* What the task asks *
Quote the listing in full, exactly as given, minus any pictures.

* Source excerpt *
— Start —

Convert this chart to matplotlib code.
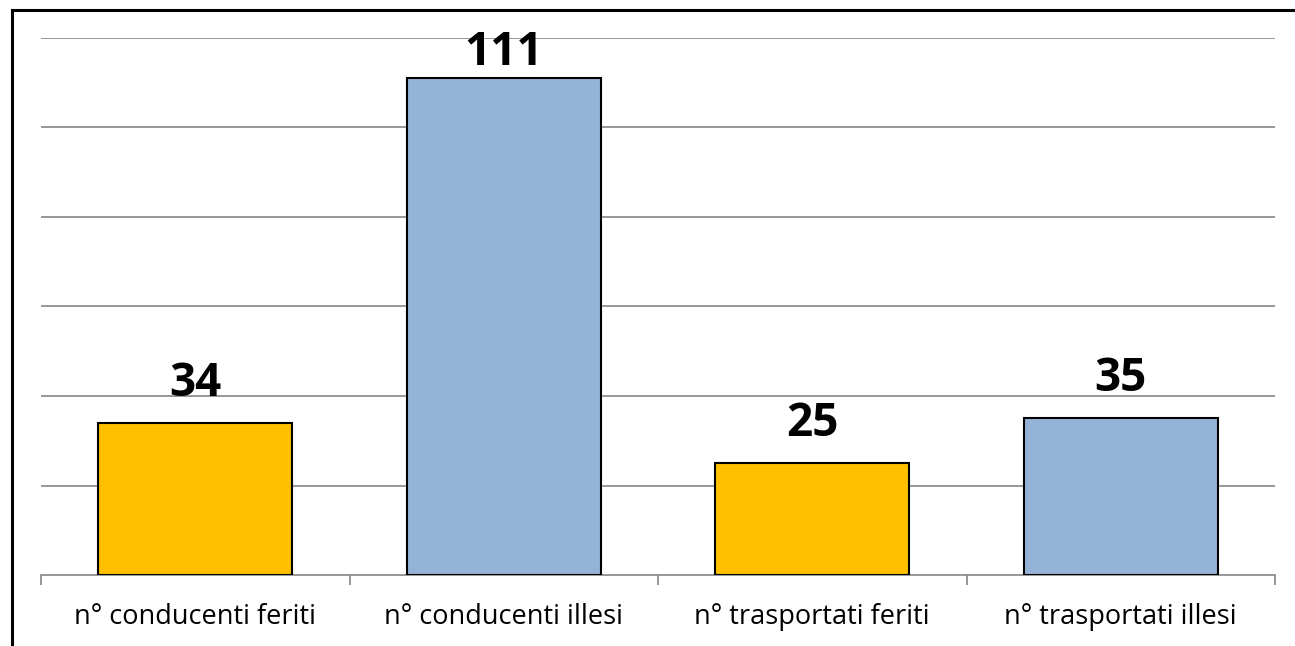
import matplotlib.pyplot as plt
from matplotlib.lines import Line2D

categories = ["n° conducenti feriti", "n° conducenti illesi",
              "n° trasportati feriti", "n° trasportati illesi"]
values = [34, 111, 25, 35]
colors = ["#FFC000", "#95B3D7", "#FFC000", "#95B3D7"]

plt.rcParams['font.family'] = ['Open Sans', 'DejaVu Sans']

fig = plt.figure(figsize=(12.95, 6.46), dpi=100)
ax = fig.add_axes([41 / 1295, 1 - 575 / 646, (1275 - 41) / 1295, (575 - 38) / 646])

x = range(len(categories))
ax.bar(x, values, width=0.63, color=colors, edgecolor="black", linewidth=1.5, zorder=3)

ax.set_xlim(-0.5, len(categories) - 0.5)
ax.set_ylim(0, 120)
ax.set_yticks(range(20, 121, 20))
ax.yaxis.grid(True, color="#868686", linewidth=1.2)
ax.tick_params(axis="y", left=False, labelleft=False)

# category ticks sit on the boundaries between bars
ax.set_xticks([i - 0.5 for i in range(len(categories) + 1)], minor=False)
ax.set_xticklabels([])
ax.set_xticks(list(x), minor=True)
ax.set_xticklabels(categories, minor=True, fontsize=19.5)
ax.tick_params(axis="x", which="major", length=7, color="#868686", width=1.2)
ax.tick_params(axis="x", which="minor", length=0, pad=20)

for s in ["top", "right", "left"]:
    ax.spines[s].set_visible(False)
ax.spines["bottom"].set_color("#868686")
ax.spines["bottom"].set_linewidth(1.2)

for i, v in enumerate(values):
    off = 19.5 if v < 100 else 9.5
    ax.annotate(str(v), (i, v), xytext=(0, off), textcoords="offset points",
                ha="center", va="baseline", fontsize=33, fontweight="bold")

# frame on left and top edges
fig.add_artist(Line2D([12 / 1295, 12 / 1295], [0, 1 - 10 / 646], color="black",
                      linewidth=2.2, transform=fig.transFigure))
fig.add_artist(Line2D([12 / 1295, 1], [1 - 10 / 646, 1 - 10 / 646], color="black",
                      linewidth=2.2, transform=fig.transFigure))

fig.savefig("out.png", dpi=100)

— End —

* Answer for the task *
Convert this chart to matplotlib code.
import matplotlib.pyplot as plt
from matplotlib.lines import Line2D

categories = ["n° conducenti feriti", "n° conducenti illesi",
              "n° trasportati feriti", "n° trasportati illesi"]
values = [34, 111, 25, 35]
colors = ["#FFC000", "#95B3D7", "#FFC000", "#95B3D7"]

plt.rcParams['font.family'] = ['Open Sans', 'DejaVu Sans']

fig = plt.figure(figsize=(12.95, 6.46), dpi=100)
ax = fig.add_axes([41 / 1295, 1 - 575 / 646, (1275 - 41) / 1295, (575 - 38) / 646])

x = range(len(categories))
ax.bar(x, values, width=0.63, color=colors, edgecolor="black", linewidth=1.5, zorder=3)

ax.set_xlim(-0.5, len(categories) - 0.5)
ax.set_ylim(0, 120)
ax.set_yticks(range(20, 121, 20))
ax.yaxis.grid(True, color="#868686", linewidth=1.2)
ax.tick_params(axis="y", left=False, labelleft=False)

# category ticks sit on the boundaries between bars
ax.set_xticks([i - 0.5 for i in range(len(categories) + 1)], minor=False)
ax.set_xticklabels([])
ax.set_xticks(list(x), minor=True)
ax.set_xticklabels(categories, minor=True, fontsize=19.5)
ax.tick_params(axis="x", which="major", length=7, color="#868686", width=1.2)
ax.tick_params(axis="x", which="minor", length=0, pad=20)

for s in ["top", "right", "left"]:
    ax.spines[s].set_visible(False)
ax.spines["bottom"].set_color("#868686")
ax.spines["bottom"].set_linewidth(1.2)

for i, v in enumerate(values):
    off = 19.5 if v < 100 else 9.5
    ax.annotate(str(v), (i, v), xytext=(0, off), textcoords="offset points",
                ha="center", va="baseline", fontsize=33, fontweight="bold")

# frame on left and top edges
fig.add_artist(Line2D([12 / 1295, 12 / 1295], [0, 1 - 10 / 646], color="black",
                      linewidth=2.2, transform=fig.transFigure))
fig.add_artist(Line2D([12 / 1295, 1], [1 - 10 / 646, 1 - 10 / 646], color="black",
                      linewidth=2.2, transform=fig.transFigure))

fig.savefig("out.png", dpi=100)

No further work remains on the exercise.